Dr. T. M. Coan : Surfing Hilo Bay, Hawaii, 1845.
Coan, Dr. T. M.: Pictures from Hawaii.
Raub, Albert N.:
The Normal Fifth Reader 

Porter and Coates, Philadelphia, 1878.

 Hathi Trust
https://hdl.handle.net/2027/hvd.32044102788619


Introduction
The conversion of native Hawaiians by Calvinist missionaries, is often cited as one factor in the rapid decline of native Hawaiian culture, including surfboard riding.
Rev. T. M. Coan, and his new wife, arrived at Hilo on the large island of Hawaii in 1834 and in twenty years his success in converting the native population lead to the the American Board of Commissioners for Foreign Missions declaring Hawaii Christianised, and terminated the mission.
However, in this
extensive article, unusually in point form and undoubtedly recalling his early experiences when first stationed at Hilo Bay.(1834-1845?), the Rev. Coan was clearly enthusiastic, and probably experienced first-hand, the art:

The sensation is delicious, exultant, almost maddening; it is beyond anything
that the rider of horses or of the untamed velocipede can feel.

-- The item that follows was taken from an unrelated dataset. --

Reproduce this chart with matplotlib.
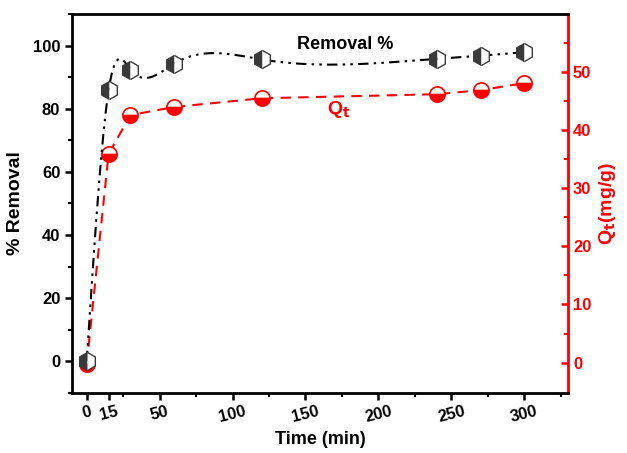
import matplotlib.pyplot as plt
import numpy as np

plt.rcParams['font.family'] = ['Liberation Sans', 'DejaVu Sans']
plt.rcParams['font.weight'] = 'bold'

# data
time_min = [0, 15, 30, 60, 120, 240, 270, 300]
removal_pct = [0, 85.8, 92.4, 94.3, 95.6, 95.8, 96.8, 97.9]
qt_mg_g = [-0.3, 35.9, 42.6, 44.0, 45.5, 46.2, 46.9, 48.1]

x_ticks = [0, 15, 50, 100, 150, 200, 250, 300]
x_tick_labels = ['0', '15', '50', '100', '150', '200', '250', '300']


def natural_spline(x, y, xs):
    # natural cubic spline through the points, only used to draw the smooth curve
    x = np.asarray(x, float)
    y = np.asarray(y, float)
    n = len(x)
    h = np.diff(x)
    A = np.zeros((n, n))
    b = np.zeros(n)
    A[0, 0] = 1
    A[-1, -1] = 1
    for i in range(1, n - 1):
        A[i, i - 1] = h[i - 1]
        A[i, i] = 2 * (h[i - 1] + h[i])
        A[i, i + 1] = h[i]
        b[i] = 6 * ((y[i + 1] - y[i]) / h[i] - (y[i] - y[i - 1]) / h[i - 1])
    M = np.linalg.solve(A, b)
    idx = np.clip(np.searchsorted(x, xs) - 1, 0, n - 2)
    x0, x1 = x[idx], x[idx + 1]
    hh = x1 - x0
    t0 = x1 - xs
    t1 = xs - x0
    return (M[idx] * t0**3 / (6 * hh) + M[idx + 1] * t1**3 / (6 * hh)
            + (y[idx] / hh - M[idx] * hh / 6) * t0
            + (y[idx + 1] / hh - M[idx + 1] * hh / 6) * t1)


fig = plt.figure(figsize=(6.27, 4.53), dpi=100)
ax = fig.add_axes([0.115, 0.133, 0.791, 0.836])
ax2 = ax.twinx()

xs = np.linspace(0, 300, 600)
ax.plot(xs, natural_spline(time_min, removal_pct, xs), color='black', lw=1.5,
        ls=(0, (5, 2.5, 1.2, 2.5, 1.2, 2.5)), zorder=1)
ax.plot(time_min, removal_pct, ls='none', marker='h', markersize=13,
        fillstyle='left', markerfacecolor='#3a3a3a', markerfacecoloralt='white',
        markeredgecolor='#3a3a3a', markeredgewidth=1.0, zorder=2)

ax2.plot(time_min, qt_mg_g, color='red', lw=1.5, ls=(0, (5, 3.5)),
         marker='o', markersize=11, fillstyle='bottom',
         markerfacecolor='red', markerfacecoloralt='white',
         markeredgecolor='red', markeredgewidth=1.2, zorder=3)

ax.set_zorder(ax2.get_zorder() + 1)
ax.patch.set_visible(False)

ax.set_xlim(-10, 330)
ax.set_ylim(-10, 110)
ax2.set_ylim(-5.2, 60)

ax.set_xticks(x_ticks)
ax.set_xticklabels(x_tick_labels, rotation=14)
ax.set_xticks([25, 75, 125, 175, 225, 275, 325], minor=True)
ax.set_yticks([0, 20, 40, 60, 80, 100])
ax.set_yticks([-10, 10, 30, 50, 70, 90, 110], minor=True)
ax2.set_yticks([0, 10, 20, 30, 40, 50])
ax2.set_yticks([5, 15, 25, 35, 45, 55], minor=True)

ax.tick_params(axis='both', which='major', direction='out', length=5, width=1.8,
               labelsize=12)
ax.tick_params(axis='both', which='minor', direction='out', length=3, width=1.5)
ax.tick_params(axis='x', pad=3)
ax.tick_params(right=False)
ax2.tick_params(axis='y', which='major', direction='in', length=5, width=1.8,
                colors='red', labelsize=12)
ax2.tick_params(axis='y', which='minor', direction='in', length=3, width=1.5,
                colors='red')

for s in ['left', 'bottom', 'top']:
    ax.spines[s].set_linewidth(2)
ax.spines['right'].set_visible(False)
ax2.spines['right'].set_color('red')
ax2.spines['right'].set_linewidth(2)
for s in ['left', 'bottom', 'top']:
    ax2.spines[s].set_visible(False)

ax.set_xlabel('Time (min)', fontsize=13, fontweight='bold', labelpad=4)
ax.set_ylabel('% Removal', fontsize=14, fontweight='bold', labelpad=6)
ax2.set_ylabel(r'Q$_\mathbf{t}$(mg/g)', fontsize=14, fontweight='bold',
               color='red', labelpad=4)

ax.text(177, 100.5, 'Removal %', fontsize=13, fontweight='bold', ha='center',
        va='center', color='black')
ax2.text(173, 43.5, r'Q$_\mathbf{t}$', fontsize=14, fontweight='bold',
         ha='center', va='center', color='red')

fig.savefig('out.png', dpi=100)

He was probably the first writer to to suggest that surfing
made one with nature, and he was just as captivated by the other local water-sports, notably cliff-jumping where he reports, from experience, that the notion that people have "their breath taken away" in falling from a height is erroneous.

The boards at Hilo are made of the firm, light wood of the erythrina; equal in length to the swimmer's height, about a foot wide, slightly oval in outline, and often convex upon both sides and polished and stained black, and preserved with great care.
While the majority ride prone, the expert will kneel, or even stand upright, a little similar to velocipedists who balance their steeds without using their hands, and even change their position upon the board while they are in motion.

Containing a number of quality surf breaks, in ancient times Hilo Bay's reputation was surpassed only by Waikiki.
It is recorded in Naihe's name chant (died 1831, eulogy?), as translated by Emerson:

Glossy the skin of the surf-man;
Undrenched the skin of the expert;
Wave-feathers fan the wave-rider.
You've seen the grand surf of Puna, of Hilo.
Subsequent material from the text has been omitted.